** Your objective **
Reproduce each line of the material exactly, minus any picture.

** Recorded information **
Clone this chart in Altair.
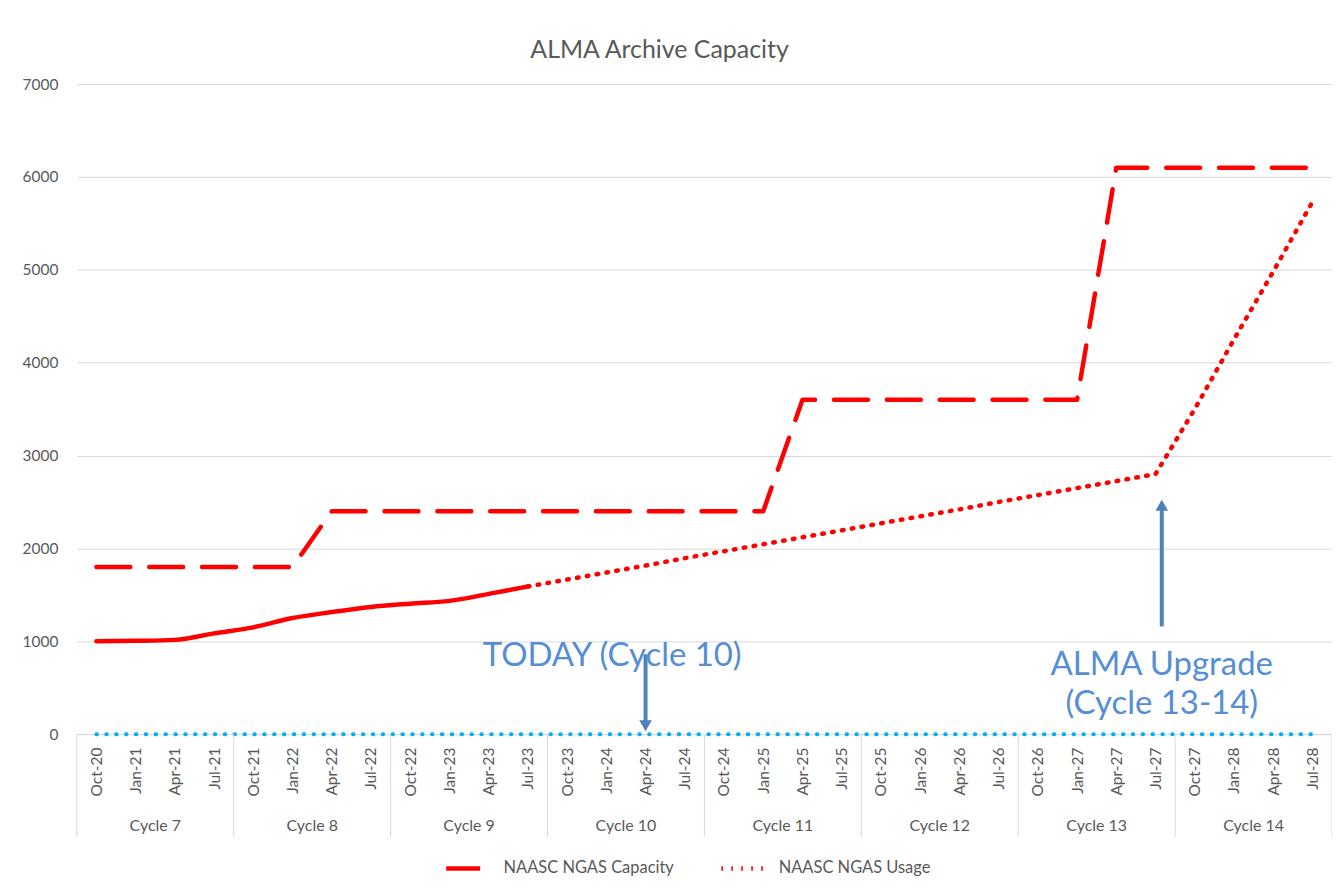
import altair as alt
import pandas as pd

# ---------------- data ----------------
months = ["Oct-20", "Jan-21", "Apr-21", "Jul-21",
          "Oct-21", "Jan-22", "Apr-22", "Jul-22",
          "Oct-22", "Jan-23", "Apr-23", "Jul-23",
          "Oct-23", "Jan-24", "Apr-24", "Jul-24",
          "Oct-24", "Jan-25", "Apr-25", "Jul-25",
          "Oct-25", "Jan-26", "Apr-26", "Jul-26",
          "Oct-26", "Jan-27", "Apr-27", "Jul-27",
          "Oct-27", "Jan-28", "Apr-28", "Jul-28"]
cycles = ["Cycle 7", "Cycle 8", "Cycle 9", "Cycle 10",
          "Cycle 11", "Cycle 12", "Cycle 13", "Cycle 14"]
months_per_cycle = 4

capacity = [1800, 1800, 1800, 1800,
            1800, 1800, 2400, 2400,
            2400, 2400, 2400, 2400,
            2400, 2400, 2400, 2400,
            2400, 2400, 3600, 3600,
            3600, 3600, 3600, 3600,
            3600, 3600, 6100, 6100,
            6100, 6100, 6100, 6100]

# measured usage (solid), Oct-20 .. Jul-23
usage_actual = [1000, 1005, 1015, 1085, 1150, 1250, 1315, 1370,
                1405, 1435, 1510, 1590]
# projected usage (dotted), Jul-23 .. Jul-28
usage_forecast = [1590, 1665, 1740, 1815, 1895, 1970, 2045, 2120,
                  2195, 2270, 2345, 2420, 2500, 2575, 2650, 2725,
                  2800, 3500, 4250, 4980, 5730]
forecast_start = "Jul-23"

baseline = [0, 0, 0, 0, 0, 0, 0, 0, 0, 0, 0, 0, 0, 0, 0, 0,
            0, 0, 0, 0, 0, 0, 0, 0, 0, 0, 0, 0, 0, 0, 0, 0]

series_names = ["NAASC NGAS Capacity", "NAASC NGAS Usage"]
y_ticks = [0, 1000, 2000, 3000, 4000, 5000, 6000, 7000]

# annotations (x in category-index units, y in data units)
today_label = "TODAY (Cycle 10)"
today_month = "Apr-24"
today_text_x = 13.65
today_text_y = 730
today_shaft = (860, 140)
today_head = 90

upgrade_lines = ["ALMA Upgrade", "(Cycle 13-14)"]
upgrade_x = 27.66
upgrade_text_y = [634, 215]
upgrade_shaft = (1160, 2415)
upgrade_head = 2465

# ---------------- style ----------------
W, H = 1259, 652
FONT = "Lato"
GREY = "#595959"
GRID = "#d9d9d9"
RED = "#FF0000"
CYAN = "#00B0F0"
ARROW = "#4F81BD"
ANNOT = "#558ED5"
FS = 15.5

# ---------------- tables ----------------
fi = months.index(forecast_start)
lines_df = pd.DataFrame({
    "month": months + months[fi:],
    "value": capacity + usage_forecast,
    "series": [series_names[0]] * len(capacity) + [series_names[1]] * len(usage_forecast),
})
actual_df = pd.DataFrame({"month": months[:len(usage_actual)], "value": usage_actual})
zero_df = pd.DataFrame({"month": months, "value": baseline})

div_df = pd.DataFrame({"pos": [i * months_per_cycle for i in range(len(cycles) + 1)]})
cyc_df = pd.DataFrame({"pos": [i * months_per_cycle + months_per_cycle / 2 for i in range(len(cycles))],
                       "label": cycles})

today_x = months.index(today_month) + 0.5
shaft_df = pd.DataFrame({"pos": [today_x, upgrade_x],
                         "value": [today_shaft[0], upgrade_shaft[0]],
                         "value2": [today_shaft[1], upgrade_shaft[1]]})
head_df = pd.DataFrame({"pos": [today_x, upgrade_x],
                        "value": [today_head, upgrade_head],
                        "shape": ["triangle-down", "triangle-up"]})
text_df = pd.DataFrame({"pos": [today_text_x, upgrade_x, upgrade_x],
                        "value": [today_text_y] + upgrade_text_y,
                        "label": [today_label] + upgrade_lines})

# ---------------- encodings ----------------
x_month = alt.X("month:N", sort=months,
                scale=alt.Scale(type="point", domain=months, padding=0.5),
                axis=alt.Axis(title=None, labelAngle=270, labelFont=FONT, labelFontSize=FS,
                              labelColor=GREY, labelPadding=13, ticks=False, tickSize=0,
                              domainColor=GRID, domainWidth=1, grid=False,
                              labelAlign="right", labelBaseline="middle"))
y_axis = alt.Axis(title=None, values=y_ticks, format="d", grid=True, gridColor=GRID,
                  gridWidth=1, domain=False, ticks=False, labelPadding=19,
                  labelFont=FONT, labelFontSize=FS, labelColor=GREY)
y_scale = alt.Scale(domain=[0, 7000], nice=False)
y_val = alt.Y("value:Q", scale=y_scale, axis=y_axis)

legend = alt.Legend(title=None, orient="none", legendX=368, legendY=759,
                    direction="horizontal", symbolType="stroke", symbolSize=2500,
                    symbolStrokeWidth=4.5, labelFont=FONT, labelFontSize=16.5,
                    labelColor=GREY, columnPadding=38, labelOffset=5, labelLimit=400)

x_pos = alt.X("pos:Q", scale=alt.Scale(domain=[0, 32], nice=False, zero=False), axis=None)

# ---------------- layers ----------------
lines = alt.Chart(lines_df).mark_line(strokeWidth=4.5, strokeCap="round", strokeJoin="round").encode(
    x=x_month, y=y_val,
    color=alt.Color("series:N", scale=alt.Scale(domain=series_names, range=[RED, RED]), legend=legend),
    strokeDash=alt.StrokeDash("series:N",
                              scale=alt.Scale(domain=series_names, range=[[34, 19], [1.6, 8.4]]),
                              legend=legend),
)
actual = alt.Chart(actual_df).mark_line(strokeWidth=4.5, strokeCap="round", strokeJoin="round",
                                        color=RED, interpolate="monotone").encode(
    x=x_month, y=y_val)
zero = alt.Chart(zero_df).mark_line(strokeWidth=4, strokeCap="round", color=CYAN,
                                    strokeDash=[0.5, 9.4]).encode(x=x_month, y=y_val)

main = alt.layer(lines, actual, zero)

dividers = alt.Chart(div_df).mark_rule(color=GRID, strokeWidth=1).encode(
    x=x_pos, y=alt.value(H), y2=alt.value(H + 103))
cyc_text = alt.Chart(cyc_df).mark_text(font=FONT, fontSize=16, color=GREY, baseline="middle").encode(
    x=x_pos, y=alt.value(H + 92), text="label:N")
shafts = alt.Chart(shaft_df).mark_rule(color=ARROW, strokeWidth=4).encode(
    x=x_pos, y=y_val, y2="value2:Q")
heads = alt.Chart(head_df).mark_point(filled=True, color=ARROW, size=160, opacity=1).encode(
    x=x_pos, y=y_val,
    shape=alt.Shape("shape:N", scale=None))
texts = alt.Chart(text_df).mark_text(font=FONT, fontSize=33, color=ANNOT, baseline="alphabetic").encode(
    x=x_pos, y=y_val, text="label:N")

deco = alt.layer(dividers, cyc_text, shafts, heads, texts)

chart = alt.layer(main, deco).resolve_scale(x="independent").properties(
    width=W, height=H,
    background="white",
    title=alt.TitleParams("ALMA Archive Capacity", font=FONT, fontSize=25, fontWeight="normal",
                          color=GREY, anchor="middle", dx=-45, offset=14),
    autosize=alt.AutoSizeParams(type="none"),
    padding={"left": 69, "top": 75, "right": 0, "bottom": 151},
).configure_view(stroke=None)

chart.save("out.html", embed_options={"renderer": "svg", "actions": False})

** Answer to this problem **
Clone this chart in Altair.
import altair as alt
import pandas as pd

# ---------------- data ----------------
months = ["Oct-20", "Jan-21", "Apr-21", "Jul-21",
          "Oct-21", "Jan-22", "Apr-22", "Jul-22",
          "Oct-22", "Jan-23", "Apr-23", "Jul-23",
          "Oct-23", "Jan-24", "Apr-24", "Jul-24",
          "Oct-24", "Jan-25", "Apr-25", "Jul-25",
          "Oct-25", "Jan-26", "Apr-26", "Jul-26",
          "Oct-26", "Jan-27", "Apr-27", "Jul-27",
          "Oct-27", "Jan-28", "Apr-28", "Jul-28"]
cycles = ["Cycle 7", "Cycle 8", "Cycle 9", "Cycle 10",
          "Cycle 11", "Cycle 12", "Cycle 13", "Cycle 14"]
months_per_cycle = 4

capacity = [1800, 1800, 1800, 1800,
            1800, 1800, 2400, 2400,
            2400, 2400, 2400, 2400,
            2400, 2400, 2400, 2400,
            2400, 2400, 3600, 3600,
            3600, 3600, 3600, 3600,
            3600, 3600, 6100, 6100,
            6100, 6100, 6100, 6100]

# measured usage (solid), Oct-20 .. Jul-23
usage_actual = [1000, 1005, 1015, 1085, 1150, 1250, 1315, 1370,
                1405, 1435, 1510, 1590]
# projected usage (dotted), Jul-23 .. Jul-28
usage_forecast = [1590, 1665, 1740, 1815, 1895, 1970, 2045, 2120,
                  2195, 2270, 2345, 2420, 2500, 2575, 2650, 2725,
                  2800, 3500, 4250, 4980, 5730]
forecast_start = "Jul-23"

baseline = [0, 0, 0, 0, 0, 0, 0, 0, 0, 0, 0, 0, 0, 0, 0, 0,
            0, 0, 0, 0, 0, 0, 0, 0, 0, 0, 0, 0, 0, 0, 0, 0]

series_names = ["NAASC NGAS Capacity", "NAASC NGAS Usage"]
y_ticks = [0, 1000, 2000, 3000, 4000, 5000, 6000, 7000]

# annotations (x in category-index units, y in data units)
today_label = "TODAY (Cycle 10)"
today_month = "Apr-24"
today_text_x = 13.65
today_text_y = 730
today_shaft = (860, 140)
today_head = 90

upgrade_lines = ["ALMA Upgrade", "(Cycle 13-14)"]
upgrade_x = 27.66
upgrade_text_y = [634, 215]
upgrade_shaft = (1160, 2415)
upgrade_head = 2465

# ---------------- style ----------------
W, H = 1259, 652
FONT = "Lato"
GREY = "#595959"
GRID = "#d9d9d9"
RED = "#FF0000"
CYAN = "#00B0F0"
ARROW = "#4F81BD"
ANNOT = "#558ED5"
FS = 15.5

# ---------------- tables ----------------
fi = months.index(forecast_start)
lines_df = pd.DataFrame({
    "month": months + months[fi:],
    "value": capacity + usage_forecast,
    "series": [series_names[0]] * len(capacity) + [series_names[1]] * len(usage_forecast),
})
actual_df = pd.DataFrame({"month": months[:len(usage_actual)], "value": usage_actual})
zero_df = pd.DataFrame({"month": months, "value": baseline})

div_df = pd.DataFrame({"pos": [i * months_per_cycle for i in range(len(cycles) + 1)]})
cyc_df = pd.DataFrame({"pos": [i * months_per_cycle + months_per_cycle / 2 for i in range(len(cycles))],
                       "label": cycles})

today_x = months.index(today_month) + 0.5
shaft_df = pd.DataFrame({"pos": [today_x, upgrade_x],
                         "value": [today_shaft[0], upgrade_shaft[0]],
                         "value2": [today_shaft[1], upgrade_shaft[1]]})
head_df = pd.DataFrame({"pos": [today_x, upgrade_x],
                        "value": [today_head, upgrade_head],
                        "shape": ["triangle-down", "triangle-up"]})
text_df = pd.DataFrame({"pos": [today_text_x, upgrade_x, upgrade_x],
                        "value": [today_text_y] + upgrade_text_y,
                        "label": [today_label] + upgrade_lines})

# ---------------- encodings ----------------
x_month = alt.X("month:N", sort=months,
                scale=alt.Scale(type="point", domain=months, padding=0.5),
                axis=alt.Axis(title=None, labelAngle=270, labelFont=FONT, labelFontSize=FS,
                              labelColor=GREY, labelPadding=13, ticks=False, tickSize=0,
                              domainColor=GRID, domainWidth=1, grid=False,
                              labelAlign="right", labelBaseline="middle"))
y_axis = alt.Axis(title=None, values=y_ticks, format="d", grid=True, gridColor=GRID,
                  gridWidth=1, domain=False, ticks=False, labelPadding=19,
                  labelFont=FONT, labelFontSize=FS, labelColor=GREY)
y_scale = alt.Scale(domain=[0, 7000], nice=False)
y_val = alt.Y("value:Q", scale=y_scale, axis=y_axis)

legend = alt.Legend(title=None, orient="none", legendX=368, legendY=759,
                    direction="horizontal", symbolType="stroke", symbolSize=2500,
                    symbolStrokeWidth=4.5, labelFont=FONT, labelFontSize=16.5,
                    labelColor=GREY, columnPadding=38, labelOffset=5, labelLimit=400)

x_pos = alt.X("pos:Q", scale=alt.Scale(domain=[0, 32], nice=False, zero=False), axis=None)

# ---------------- layers ----------------
lines = alt.Chart(lines_df).mark_line(strokeWidth=4.5, strokeCap="round", strokeJoin="round").encode(
    x=x_month, y=y_val,
    color=alt.Color("series:N", scale=alt.Scale(domain=series_names, range=[RED, RED]), legend=legend),
    strokeDash=alt.StrokeDash("series:N",
                              scale=alt.Scale(domain=series_names, range=[[34, 19], [1.6, 8.4]]),
                              legend=legend),
)
actual = alt.Chart(actual_df).mark_line(strokeWidth=4.5, strokeCap="round", strokeJoin="round",
                                        color=RED, interpolate="monotone").encode(
    x=x_month, y=y_val)
zero = alt.Chart(zero_df).mark_line(strokeWidth=4, strokeCap="round", color=CYAN,
                                    strokeDash=[0.5, 9.4]).encode(x=x_month, y=y_val)

main = alt.layer(lines, actual, zero)

dividers = alt.Chart(div_df).mark_rule(color=GRID, strokeWidth=1).encode(
    x=x_pos, y=alt.value(H), y2=alt.value(H + 103))
cyc_text = alt.Chart(cyc_df).mark_text(font=FONT, fontSize=16, color=GREY, baseline="middle").encode(
    x=x_pos, y=alt.value(H + 92), text="label:N")
shafts = alt.Chart(shaft_df).mark_rule(color=ARROW, strokeWidth=4).encode(
    x=x_pos, y=y_val, y2="value2:Q")
heads = alt.Chart(head_df).mark_point(filled=True, color=ARROW, size=160, opacity=1).encode(
    x=x_pos, y=y_val,
    shape=alt.Shape("shape:N", scale=None))
texts = alt.Chart(text_df).mark_text(font=FONT, fontSize=33, color=ANNOT, baseline="alphabetic").encode(
    x=x_pos, y=y_val, text="label:N")

deco = alt.layer(dividers, cyc_text, shafts, heads, texts)

chart = alt.layer(main, deco).resolve_scale(x="independent").properties(
    width=W, height=H,
    background="white",
    title=alt.TitleParams("ALMA Archive Capacity", font=FONT, fontSize=25, fontWeight="normal",
                          color=GREY, anchor="middle", dx=-45, offset=14),
    autosize=alt.AutoSizeParams(type="none"),
    padding={"left": 69, "top": 75, "right": 0, "bottom": 151},
).configure_view(stroke=None)

chart.save("out.html", embed_options={"renderer": "svg", "actions": False})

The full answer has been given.